Bei den Männern hatte derweil Benedikt Doll noch ein gutes Stück seiner Schlussrunde vor sich, da ließen sich die Weltmeister aus Frankreich schon ein paar Minuten von den Fans feiern. Gleich fünf Strafrunden – drei von Johannes Kühn und zwei von Schlussläufer Doll, bei widrigen Bedingungen am Schießstand – bedeuteten für das Quartett mit Justus Strelow und Roman Rees nur Platz fünf. Am Ende betrug der Rückstand in einem wilden Rennen mit vielen packenden Wendungen 3:51,8 Minuten auf die Spitze. Nur Silber ging an den seit über einem Jahr ungeschlagenen Olympiasieger aus Norwegen. 

«Ich war eine halbe Minute zu spät am Schießstand. Beim ersten Schuss waren die Bedingungen noch beherrschbar, dann war es katastrophal», sagte Kühn. Bei seinem Stehendschießen habe es «so gewindet, dass man gar nicht schießen konnte. Ich habe es gar nicht versucht», sagte der 31-Jährige frustriert: «Es tut mir wahnsinnig leid, aber ich habe nicht mehr machen können.»

Start trotz Sturmwarnung

Lange war wegen einer Sturmwarnung mit angekündigten starken Böen und Windgeschwindigkeiten von bis zu 85 Kilometern pro Stunde unklar, ob die beiden Rennen überhaupt stattfinden. Erst am Morgen wurde entschieden zu starten. 

Hundert Prozent fair sei es zwar nicht gewesen, sagte Doll: «Aber es war die richtige Entscheidung, das Rennen stattfinden zu lassen. Man muss da auch mal ein bisschen an die Zuschauer denken. Und es wäre eine Tragödie gewesen, wenn heute nichts gewesen wäre. In Östersund beim Weltcup dann die WM-Medaille auszulaufen, hätte auch keinen Spaß gemacht», sagte Doll. 

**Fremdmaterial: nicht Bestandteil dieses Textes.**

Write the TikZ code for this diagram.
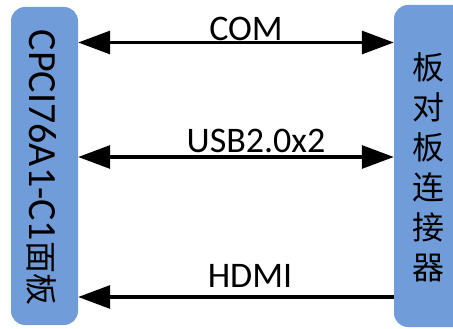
\documentclass[tikz,border=0pt]{standalone}
\usepackage{fontspec}
\setmainfont{Carlito}
\newfontfamily\cjk{Noto Sans CJK SC}
\usetikzlibrary{arrows.meta}
\definecolor{boxblue}{RGB}{112,157,218}
\tikzset{
  panel/.style={fill=boxblue, draw=none, rounded corners=14pt, inner sep=0pt},
  link/.style={line width=3.2pt, draw=black, {Triangle[length=32pt,width=23pt]}-{Triangle[length=32pt,width=23pt]}},
  linkleft/.style={line width=3.2pt, draw=black, {Triangle[length=32pt,width=23pt]}-},
  lbl/.style={font=\fontsize{36}{40}\selectfont, inner sep=0pt, anchor=base}
}
\begin{document}
\begin{tikzpicture}[x=1pt,y=-1pt]
\useasboundingbox (0,0) rectangle (453,329);
\clip (0,0) rectangle (453,329);
\node[panel, minimum width=67pt, minimum height=318pt] (L) at (44.5,166) {};
\node[panel, minimum width=76pt, minimum height=322pt] (R) at (432,166) {};
\node[rotate=-90, anchor=base, inner sep=0pt] (Lt) at (29,167.5)
  {\fontsize{40}{44}\selectfont CPCI76A1-C1{\cjk\fontsize{32}{36}\selectfont 面板}};
\node[align=center, inner sep=0pt, font=\cjk\fontsize{32}{40}\selectfont] (Rt) at (428,167)
  {板\\对\\板\\连\\接\\器};
\coordinate (y1) at (0,42.5);
\coordinate (y2) at (0,157);
\coordinate (y3) at (0,297);
\draw[link] (L.east |- y1) -- (R.west |- y1);
\draw[link] (L.east |- y2) -- (R.west |- y2);
\draw[linkleft] (L.east |- y3) -- (R.west |- y3);
\node[lbl] (com) at (246,41) {COM};
\node[lbl] (usb) at (256,153) {USB2.0x2};
\node[lbl] (hdmi) at (250,287) {HDMI};
\end{tikzpicture}
\end{document}
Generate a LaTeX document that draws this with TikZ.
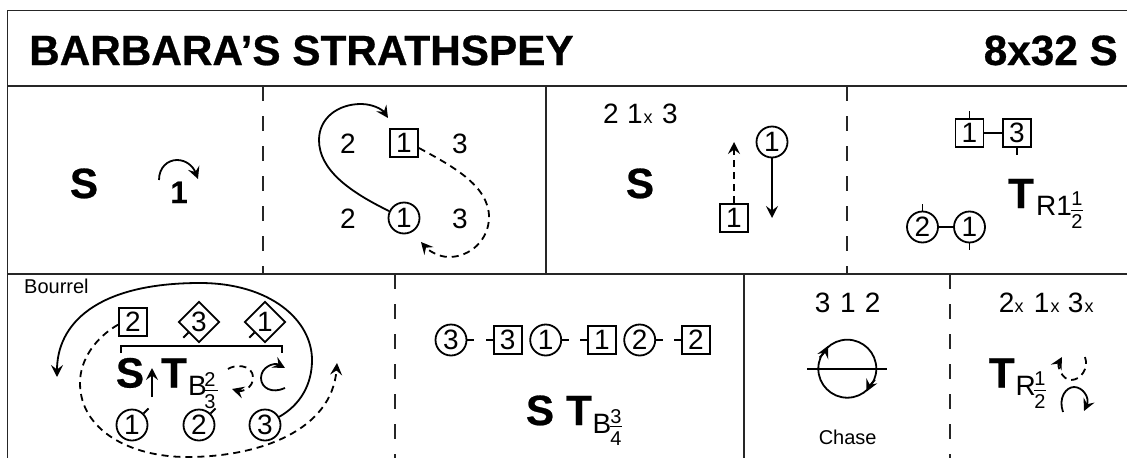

Nach den medaillenlosen Enttäuschungen bei den Olympischen Winterspielen 2022 in Peking und bei der WM 2021 in Pokljuka ging das Quartett beim dritten Großereignis nacheinander leer aus. Zuvor hatten die deutschen Männer in diesem Winter in allen vier Wettbewerben auf dem Podest gestanden.